BEGIN RAW RECORDS
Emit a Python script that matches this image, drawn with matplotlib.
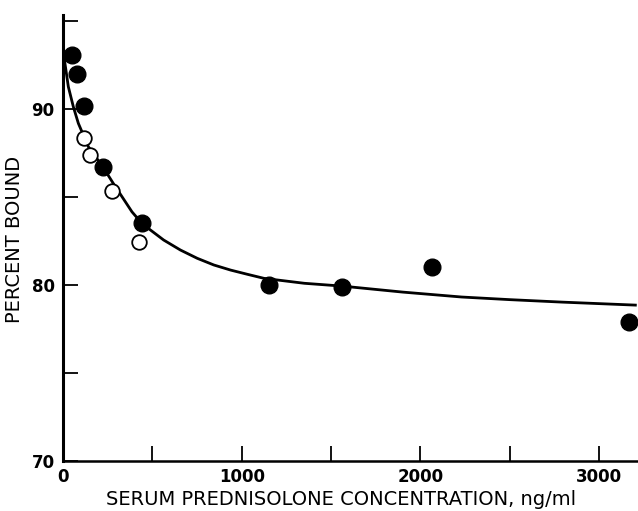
import matplotlib
matplotlib.use("Agg")
import matplotlib.pyplot as plt

# filled circles
filled_x = [50, 79, 118, 225, 444, 1152, 1560, 2067, 3169]
filled_y = [93.07, 91.99, 90.17, 86.7, 83.52, 80.0, 79.89, 81.02, 77.9]
# open circles
open_x = [118, 152, 275, 427]
open_y = [88.35, 87.39, 85.34, 82.44]
# fitted curve, points
curve_x = [3, 11, 30, 58, 86, 142, 223, 283, 386, 442, 489, 563, 657, 751, 844,
           938, 1032, 1125, 1350, 1562, 1900, 2230, 2500, 2792, 3202]
curve_y = [93.2, 92.6, 91.27, 90.13, 89.19, 87.86, 86.72, 85.75, 84.16, 83.5, 83.13,
           82.56, 81.99, 81.52, 81.14, 80.85, 80.61, 80.38, 80.1, 79.94, 79.6, 79.32,
           79.17, 79.03, 78.86]

xticks = [0, 500, 1000, 1500, 2000, 2500, 3000]
xticklabels = ["0", "", "1000", "", "2000", "", "3000"]
yticks = [70, 75, 80, 85, 90, 95]
yticklabels = ["70", "", "80", "", "90", ""]

plt.rcParams['font.family'] = ['DejaVu Sans']

fig = plt.figure(figsize=(6.38, 5.11), dpi=100)
ax = fig.add_axes([0.0987, 0.0978, 0.905, 0.873])

ax.plot(curve_x, curve_y, color="black", lw=2.0, zorder=2)
ax.plot(open_x, open_y, "o", ms=10.5, mfc="white", mec="black", mew=1.3, zorder=3)
ax.plot(filled_x, filled_y, "o", ms=12, color="black", zorder=4)

ax.set_xlim(0, 3230)
ax.set_ylim(70, 95.35)
ax.set_xticks(xticks)
ax.set_xticklabels(xticklabels, fontsize=12, fontweight="bold")
ax.set_yticks(yticks)
ax.set_yticklabels(yticklabels, fontsize=12, fontweight="bold")
ax.tick_params(direction="in", length=11, width=1.3)
ax.tick_params(axis="x", pad=5)
ax.tick_params(axis="y", pad=6)

for s in ["top", "right"]:
    ax.spines[s].set_visible(False)
ax.spines["left"].set_linewidth(2.2)
ax.spines["bottom"].set_linewidth(1.8)

ax.set_xlabel("SERUM PREDNISOLONE CONCENTRATION, ng/ml", fontsize=14)
ax.set_ylabel("PERCENT BOUND", fontsize=14)
ax.xaxis.set_label_coords(0.482, -0.064)
ax.yaxis.set_label_coords(-0.068, 0.496)

fig.savefig("out.png", dpi=100)
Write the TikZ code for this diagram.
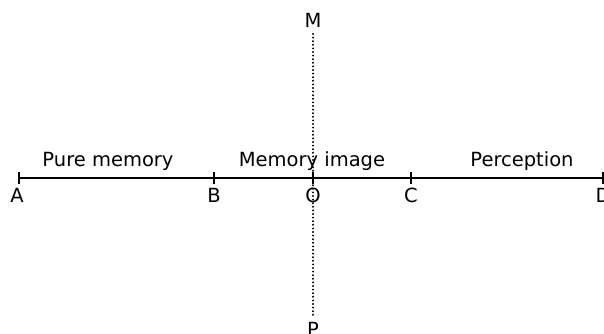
\documentclass[tikz,border=0pt]{standalone}
\usepackage{fontspec}
\setmainfont{DejaVu Sans}
\begin{document}
\begin{tikzpicture}[x=1pt,y=-1pt,
  lbl/.style={font=\fontsize{19.5}{21}\selectfont, inner sep=0pt, anchor=base},
  axis/.style={line width=2.2pt},
  tick/.style={line width=2pt},
  dotline/.style={line width=2.2pt, line cap=round, dash pattern=on 0pt off 3.6pt}]
\useasboundingbox (0,0) rectangle (604,334);
\coordinate (A) at (19,178);
\coordinate (B) at (214,178);
\coordinate (O) at (313,178);
\coordinate (C) at (411,178);
\coordinate (D) at (603,178);
\coordinate (Mtop) at (313,34);
\coordinate (Pbot) at (313,315);
\draw[axis] (A) -- (D);
\foreach \p in {A,B,O,C,D} \draw[tick] ([yshift=-6pt]\p) -- ([yshift=6pt]\p);
\draw[dotline] (Mtop) -- (Pbot);
\node[lbl] (la) at (17,202) {A};
\node[lbl] (lb) at (214,202) {B};
\node[lbl] (lo) at (313,202) {O};
\node[lbl] (lc) at (411,202) {C};
\node[lbl] (ld) at (603,202) {D};
\node[lbl] (lm) at (313,28) {M};
\node[lbl] (lp) at (313,336) {P};
\node[lbl] (pm) at (108,166) {Pure memory};
\node[lbl] (mi) at (312,166) {Memory image};
\node[lbl] (pe) at (522,166) {Perception};
\end{tikzpicture}
\end{document}
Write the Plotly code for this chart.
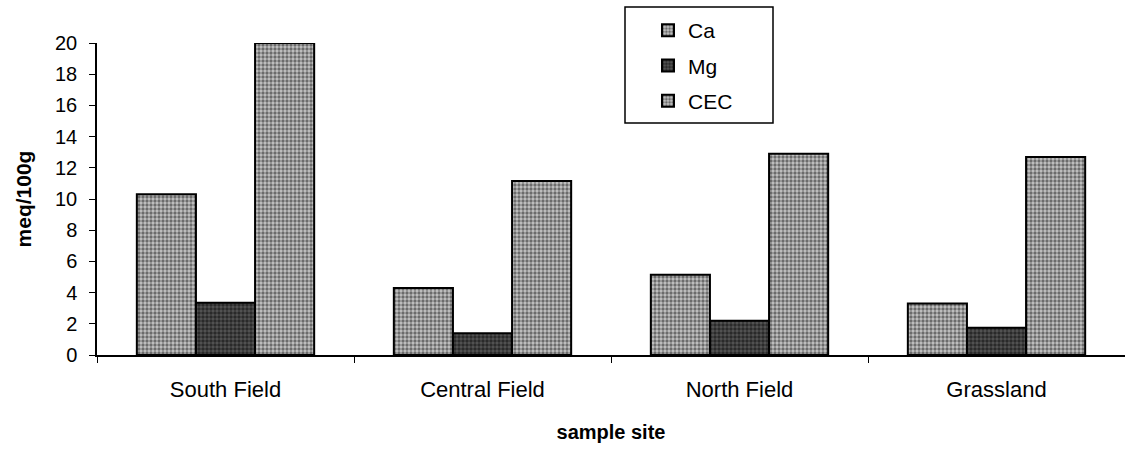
END RAW RECORDS
Omit every picture, then reproduce the rest of the listing exactly.

EXERCISE SOLUTION |
Emit a Python script that matches this image, drawn with matplotlib.
import matplotlib
matplotlib.use("Agg")
import matplotlib.pyplot as plt

# filled circles
filled_x = [50, 79, 118, 225, 444, 1152, 1560, 2067, 3169]
filled_y = [93.07, 91.99, 90.17, 86.7, 83.52, 80.0, 79.89, 81.02, 77.9]
# open circles
open_x = [118, 152, 275, 427]
open_y = [88.35, 87.39, 85.34, 82.44]
# fitted curve, points
curve_x = [3, 11, 30, 58, 86, 142, 223, 283, 386, 442, 489, 563, 657, 751, 844,
           938, 1032, 1125, 1350, 1562, 1900, 2230, 2500, 2792, 3202]
curve_y = [93.2, 92.6, 91.27, 90.13, 89.19, 87.86, 86.72, 85.75, 84.16, 83.5, 83.13,
           82.56, 81.99, 81.52, 81.14, 80.85, 80.61, 80.38, 80.1, 79.94, 79.6, 79.32,
           79.17, 79.03, 78.86]

xticks = [0, 500, 1000, 1500, 2000, 2500, 3000]
xticklabels = ["0", "", "1000", "", "2000", "", "3000"]
yticks = [70, 75, 80, 85, 90, 95]
yticklabels = ["70", "", "80", "", "90", ""]

plt.rcParams['font.family'] = ['DejaVu Sans']

fig = plt.figure(figsize=(6.38, 5.11), dpi=100)
ax = fig.add_axes([0.0987, 0.0978, 0.905, 0.873])

ax.plot(curve_x, curve_y, color="black", lw=2.0, zorder=2)
ax.plot(open_x, open_y, "o", ms=10.5, mfc="white", mec="black", mew=1.3, zorder=3)
ax.plot(filled_x, filled_y, "o", ms=12, color="black", zorder=4)

ax.set_xlim(0, 3230)
ax.set_ylim(70, 95.35)
ax.set_xticks(xticks)
ax.set_xticklabels(xticklabels, fontsize=12, fontweight="bold")
ax.set_yticks(yticks)
ax.set_yticklabels(yticklabels, fontsize=12, fontweight="bold")
ax.tick_params(direction="in", length=11, width=1.3)
ax.tick_params(axis="x", pad=5)
ax.tick_params(axis="y", pad=6)

for s in ["top", "right"]:
    ax.spines[s].set_visible(False)
ax.spines["left"].set_linewidth(2.2)
ax.spines["bottom"].set_linewidth(1.8)

ax.set_xlabel("SERUM PREDNISOLONE CONCENTRATION, ng/ml", fontsize=14)
ax.set_ylabel("PERCENT BOUND", fontsize=14)
ax.xaxis.set_label_coords(0.482, -0.064)
ax.yaxis.set_label_coords(-0.068, 0.496)

fig.savefig("out.png", dpi=100)
Write the TikZ code for this diagram.
\documentclass[tikz,border=0pt]{standalone}
\usepackage{fontspec}
\setmainfont{DejaVu Sans}
\begin{document}
\begin{tikzpicture}[x=1pt,y=-1pt,
  lbl/.style={font=\fontsize{19.5}{21}\selectfont, inner sep=0pt, anchor=base},
  axis/.style={line width=2.2pt},
  tick/.style={line width=2pt},
  dotline/.style={line width=2.2pt, line cap=round, dash pattern=on 0pt off 3.6pt}]
\useasboundingbox (0,0) rectangle (604,334);
\coordinate (A) at (19,178);
\coordinate (B) at (214,178);
\coordinate (O) at (313,178);
\coordinate (C) at (411,178);
\coordinate (D) at (603,178);
\coordinate (Mtop) at (313,34);
\coordinate (Pbot) at (313,315);
\draw[axis] (A) -- (D);
\foreach \p in {A,B,O,C,D} \draw[tick] ([yshift=-6pt]\p) -- ([yshift=6pt]\p);
\draw[dotline] (Mtop) -- (Pbot);
\node[lbl] (la) at (17,202) {A};
\node[lbl] (lb) at (214,202) {B};
\node[lbl] (lo) at (313,202) {O};
\node[lbl] (lc) at (411,202) {C};
\node[lbl] (ld) at (603,202) {D};
\node[lbl] (lm) at (313,28) {M};
\node[lbl] (lp) at (313,336) {P};
\node[lbl] (pm) at (108,166) {Pure memory};
\node[lbl] (mi) at (312,166) {Memory image};
\node[lbl] (pe) at (522,166) {Perception};
\end{tikzpicture}
\end{document}
Write the Plotly code for this chart.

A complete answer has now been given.